Yellowface © Anna Chen – reproduced here with permission.
Linking to the Special Issue’s exploration of the politics of cross-racial performance, here Anna Chen performs her poem Yellowface. An excerpt from Chen’s poem appears in my article as an epigraph, but in this video the piece is performed in its entirety.
As I highlight in the longer piece, yellowface is a practice historically associated with the stereotypical impersonation of Asian, particularly Chinese, identities through the use of make-up and prosthetics. These practices reflect anxieties around racial difference in mainstream culture, working to exert power over Chinese bodies by controlling and demeaning their representation. In Classical Hollywood cinema, yellowface became justified on the basis that there were not enough qualified Asian actors to fill leading roles. Although Asians were cast as supporting actors, under the studio system white actors began to perform all leading Asian parts (using yellowface make-up and prosthetics), including characters that were not stereotyped. Yellowface therefore took on a new dimension as it excluded Asian actors from racially-specific roles, allowing it to embody both racial impersonation and racial discrimination.

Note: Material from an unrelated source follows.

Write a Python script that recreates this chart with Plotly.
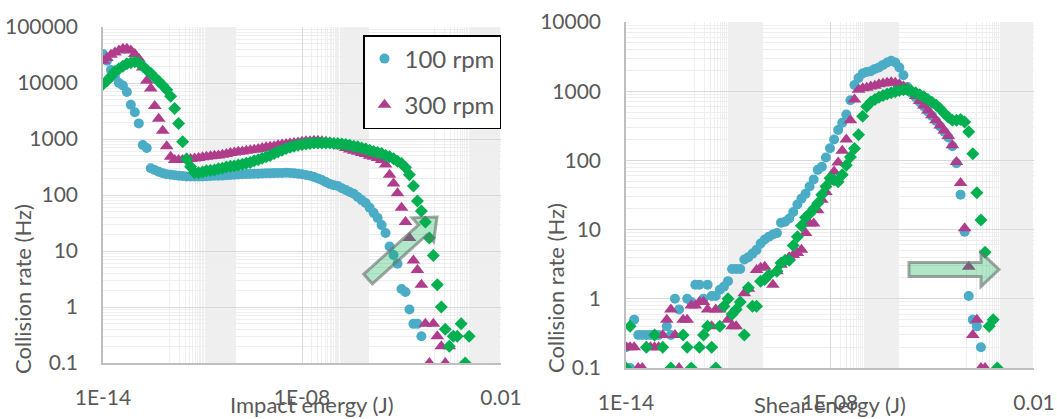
import plotly.graph_objects as go

# ---------------- data ----------------
# log10 of the energy bin centres (J), 0.12-decade bins
ENERGY_EXP = [-14.00, -13.88, -13.76, -13.64, -13.52, -13.40, -13.28, -13.16, -13.04, -12.92,
              -12.80, -12.68, -12.56, -12.44, -12.32, -12.20, -12.08, -11.96, -11.84, -11.72,
              -11.60, -11.48, -11.36, -11.24, -11.12, -11.00, -10.88, -10.76, -10.64, -10.52,
              -10.40, -10.28, -10.16, -10.04, -9.92, -9.80, -9.68, -9.56, -9.44, -9.32,
              -9.20, -9.08, -8.96, -8.84, -8.72, -8.60, -8.48, -8.36, -8.24, -8.12,
              -8.00, -7.88, -7.76, -7.64, -7.52, -7.40, -7.28, -7.16, -7.04, -6.92,
              -6.80, -6.68, -6.56, -6.44, -6.32, -6.20, -6.08, -5.96, -5.84, -5.72,
              -5.60, -5.48, -5.36, -5.24, -5.12, -5.00, -4.88, -4.76, -4.64, -4.52,
              -4.40, -4.28, -4.16, -4.04, -3.92, -3.80, -3.68, -3.56, -3.44, -3.32,
              -3.20, -3.08, -2.96, -2.84, -2.72, -2.60, -2.48, -2.36, -2.24, -2.12, -2.00]

# Impact energy panel (collision rate, Hz)
IMPACT_100 = [33000, 25000, 17000, 13000, 10000, 9000, 6900, 4100, 3000, 1900,
              780, 690, 300, 280, 260, 245, 235, 230, 225, 220,
              218, 215, 215, 214, 214, 215, 216, 218, 220, 220,
              222, 225, 228, 230, 232, 235, 236, 238, 240, 240,
              242, 244, 245, 246, 248, 248, 250, 248, 245, 240,
              235, 228, 220, 210, 198, 185, 170, 158, 150, 145,
              132, 123, 113, 105, 92, 81, 72, 59, 48, 39,
              29, 21, 12, 8.5, 5.9, 2.1, 1.85, 0.9, 0.5, 0.5,
              0.3]
IMPACT_300 = [25000, 28000, 32000, 35000, 38000, 41000, 41000, 38000, 33000, 27000,
              19000, 11000, 8000, 3900, 2300, 1400, 740, 480, 420, 420,
              420, 430, 440, 450, 460, 470, 480, 490, 500, 510,
              525, 540, 560, 575, 590, 600, 615, 630, 645, 660,
              690, 710, 725, 740, 775, 795, 810, 830, 850, 870,
              890, 910, 910, 930, 930, 910, 890, 870, 830, 790,
              740, 690, 650, 615, 590, 560, 540, 500, 480, 460,
              420, 350, 230, 160, 107, 59, 33, 17, 6.8, 4.6,
              2.5, 0.5, 0.1, 0.5, 0.3, 0.2, 0.1, 0.2]
IMPACT_3RD = [9500, 11000, 13000, 16000, 18000, 20000, 22000, 23000, 24000, 23000,
              20000, 17000, 15000, 12500, 10700, 9100, 7600, 5800, 3500, 1900,
              890, 440, 320, 250, 250, 257, 270, 275, 280, 295,
              300, 315, 325, 330, 345, 355, 370, 380, 410, 425,
              455, 480, 510, 550, 590, 630, 675, 710, 740, 775,
              795, 810, 830, 850, 850, 850, 850, 850, 830, 830,
              810, 795, 775, 740, 725, 690, 660, 630, 600, 575,
              550, 510, 480, 445, 400, 365, 310, 230, 145, 78,
              52, 33, 17, 8.3, 2.5, 1.0, 0.4, 0.2, 0.3, 0.3,
              0.5, 0.1, 0.3]

# Shear energy panel (collision rate, Hz)
SHEAR_100 = [0.2, 0.1, 0.5, 0.3, 0.3, 0.3, 0.3, 0.3, 0.3, None,
             0.4, 0.3, 1.0, 0.7, None, 1.0, 0.9, 1.6, 1.6, 1.0,
             1.6, 1.1, 1.1, 1.35, 1.5, 1.8, 2.7, 2.7, 2.7, 3.7,
             4.0, 4.5, 5.1, 6.3, 7.2, 7.9, 8.5, 8.9, 12.6, 13,
             14.5, 18, 23, 28, 33, 42, 53, 73, 81, 110,
             150, 200, 275, 350, 460, 740, 1230, 1550, 1800, 1900,
             1950, 2100, 2200, 2400, 2600, 2750, 2600, 2200, 1700, 1150,
             950, 820, 700, 600, 510, 440, 370, 310, 260, 215,
             160, 91, 32, 9.3, 1.1, 0.5, 0.4, 0.2]
SHEAR_300 = [0.2, 0.2, 0.2, 0.1, 0.1, None, 0.2, 0.2, 0.2, 0.3,
             0.5, 0.7, 0.3, 0.1, 0.5, 0.5, 0.8, 0.8, 0.9, 0.9,
             0.7, 0.4, 0.7, 0.7, None, 0.5, 0.4, 0.4, None, 1.2,
             1.4, None, 2.6, 2.8, 2.9, None, 1.6, 2.5, 3.1, 3.5,
             4.0, 4.3, 4.6, 5.1, 8.9, 12.3, 12.3, 19, 27, 35,
             49, 69, 93, 138, 200, 380, 760, 1050, 1100, 1120,
             1170, 1200, 1260, 1290, 1320, 1350, 1320, 1260, 1170, 1100,
             980, 850, 720, 620, 525, 450, 380, 320, 270, 225,
             166, 95, 47, 10.5, 2.9, 0.3, 0.5, 0.1, 0.1]
SHEAR_3RD = [0.1, 0.4, None, None, None, 0.2, None, 0.3, None, 0.2,
             None, 0.1, None, None, 0.3, 0.2, 0.1, None, 0.2, 0.3,
             0.4, 0.2, 0.1, 0.4, 0.78, 1.0, 0.6, 0.7, 0.9, 0.3,
             1.45, 0.78, 0.78, 1.8, 1.9, 2.2, None, 2.5, 3.3, 3.6,
             3.6, 5.9, 7.9, 11.4, 15, 17, 20, 24, 32, 42,
             55, 52, 49, 62, 85, 112, 148, 235, 435, 600,
             700, 760, 820, 870, 910, 950, 980, 1020, 1050, 1050,
             1000, 950, 890, 830, 760, 690, 630, 560, 480, 420,
             380, 380, 390, 360, 260, 125, 34, 13.8, 4.7, 0.4,
             0.5, 0.1]

X_TICK_VALS = [1e-14, 1e-8, 1e-2]
X_TICK_TEXT = ["1E-14", "1E-08", "0.01"]
Y1_TICK_VALS = [0.1, 1, 10, 100, 1000, 10000, 100000]
Y1_TICK_TEXT = ["0.1", "1", "10", "100", "1000", "10000", "100000"]
Y2_TICK_VALS = [0.1, 1, 10, 100, 1000, 10000]
Y2_TICK_TEXT = ["0.1", "1", "10", "100", "1000", "10000"]

SERIES_NAMES = ["100 rpm", "300 rpm", "third"]

# ---------------- styling ----------------
W, H = 1057, 419
BLUE = "#4bacc6"
MAGENTA = "#b03c8c"
GREEN = "#00b050"
TXT = "#595959"
FONT = "Lato"

energy = [10 ** e for e in ENERGY_EXP]


def pts(vals):
    xs, ys = [], []
    for e, v in zip(energy, vals):
        if v is not None:
            xs.append(e)
            ys.append(v)
    return xs, ys


fig = go.Figure()

styles = [
    dict(color=BLUE, symbol="circle", size=10),
    dict(color=MAGENTA, symbol="triangle-up", size=12),
    dict(color=GREEN, symbol="diamond", size=10),
]

for panel, series in (("1", [IMPACT_100, IMPACT_300, IMPACT_3RD]),
                      ("2", [SHEAR_100, SHEAR_300, SHEAR_3RD])):
    for k, vals in enumerate(series):
        xs, ys = pts(vals)
        fig.add_trace(go.Scatter(
            x=xs, y=ys, mode="markers",
            name=SERIES_NAMES[k],
            legendgroup=SERIES_NAMES[k],
            showlegend=(panel == "1" and k < 2),
            marker=dict(color=styles[k]["color"], symbol=styles[k]["symbol"],
                        size=styles[k]["size"], line=dict(width=0)),
            xaxis="x" if panel == "1" else "x2",
            yaxis="y" if panel == "1" else "y2",
            hoverinfo="skip",
        ))

# minor grid positions (Excel-like pattern)
x_minor = [k * base for base in (1e-12, 1e-8, 1e-4) for k in range(1, 101)]
y_minor = [k * 10.0 ** e for e in range(-1, 5) for k in range(2, 10)]


def px_x(p):
    return p / W


def px_y(p):
    return 1 - p / H


def xaxis(domain, anchor):
    return dict(type="log", range=[-14, -2], domain=domain, anchor=anchor,
                automargin=False,
                tickvals=X_TICK_VALS, ticktext=X_TICK_TEXT,
                tickfont=dict(family=FONT, size=21, color=TXT),
                showgrid=True, gridcolor="#d9d9d9", gridwidth=1,
                showline=True, linecolor="#bfbfbf", linewidth=1.5,
                ticks="", zeroline=False, ticklabelstandoff=15,
                minor=dict(tickvals=x_minor, showgrid=True,
                           gridcolor="#efefef", gridwidth=1, ticks=""))


def yaxis(domain, anchor, top, vals, text):
    return dict(type="log", range=[-1, top], domain=domain, anchor=anchor,
                automargin=False,
                tickvals=vals, ticktext=text,
                tickfont=dict(family=FONT, size=21, color=TXT),
                showgrid=True, gridcolor="#d9d9d9", gridwidth=1,
                showline=True, linecolor="#bfbfbf", linewidth=1.5,
                ticks="", zeroline=False, ticklabelstandoff=19,
                minor=dict(tickvals=y_minor, showgrid=True,
                           gridcolor="#eeeeee", gridwidth=1, ticks=""))


fig.update_layout(
    template="none",
    autosize=False,
    width=W, height=H, margin=dict(l=0, r=0, t=0, b=0, pad=0, autoexpand=False),
    paper_bgcolor="white", plot_bgcolor="white",
    font=dict(family=FONT, color=TXT),
    xaxis=xaxis([px_x(103), px_x(501)], "y"),
    yaxis=yaxis([px_y(363), px_y(27)], "x", 5, Y1_TICK_VALS, Y1_TICK_TEXT),
    xaxis2=xaxis([px_x(626), px_x(1034)], "y2"),
    yaxis2=yaxis([px_y(368), px_y(22)], "x2", 4, Y2_TICK_VALS, Y2_TICK_TEXT),
    legend=dict(x=px_x(501), y=px_y(35), xanchor="right", yanchor="top",
                bgcolor="white", bordercolor="black", borderwidth=1.5,
                font=dict(family=FONT, size=24, color=TXT),
                traceorder="grouped", tracegroupgap=12,
                itemsizing="trace"),
    showlegend=True,
)

# axis titles
for txt, x, y, ang in (("Collision rate (Hz)", 22, 289, -90),
                       ("Collision rate (Hz)", 555, 288, -90),
                       ("Impact energy (J)", 312, 404, 0),
                       ("Shear energy (J)", 830, 404, 0)):
    fig.add_annotation(text=txt, x=px_x(x), y=px_y(y), xref="paper", yref="paper",
                       showarrow=False, textangle=ang, xanchor="center", yanchor="middle",
                       font=dict(family=FONT, size=22, color=TXT))

# decorative arrows (pixel geometry)
ARROW_LEFT = [(372.3, 283.8), (427.2, 234.5), (433.6, 241.6), (437, 217),
              (412.2, 217.8), (418.6, 224.9), (363.7, 274.2)]
ARROW_RIGHT = [(909, 262.5), (981, 262.5), (981, 252.5), (999, 269.5),
               (981, 286.5), (981, 276.5), (909, 276.5)]
for poly in (ARROW_LEFT, ARROW_RIGHT):
    path = "M " + " L ".join(f"{px_x(a):.5f},{px_y(b):.5f}" for a, b in poly) + " Z"
    fig.add_shape(type="path", path=path, xref="paper", yref="paper",
                  fillcolor="rgba(0,176,80,0.30)",
                  line=dict(color="rgba(110,120,115,0.65)", width=3), layer="above")

fig.write_html("out.html", config={"displayModeBar": False},
               post_script="document.body.style.margin='0';document.body.style.overflow='hidden';")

Chen’s poem Yellowface speaks to this legacy. In it, she reappropriates the term by satirically performing as the dominant position: ‘I’m yellow face’. Indeed, the visibility of her racial and cultural background in the video reinforces the critique. As Chen highlights the lure of yellowface, the desire for, and attraction towards, cultural difference, the poem’s satire emphasises how such dynamics contain the potential to dehumanise those of East Asian descent and erase them from popular culture. The poem constantly provides us with images of smallness, invisibility, obliteration and denial. Chen’s message is that any performance of yellowface, any exclusion of East Asian actors from roles linked to their own racial-ethnic background, is an act of cultural appropriation. It ‘scoop[s] you out’ and ‘eat[s] your soul’, leaving East Asians degraded and without access to their cultural roots. During The Orphan of Zhao controversy, Chen posted the poem on social media, using her artistic abilities to reinforce cultural activism. Indeed, the poem became an apt touchstone for many British East Asian artists protesting the casting of The Orphan of Zhao.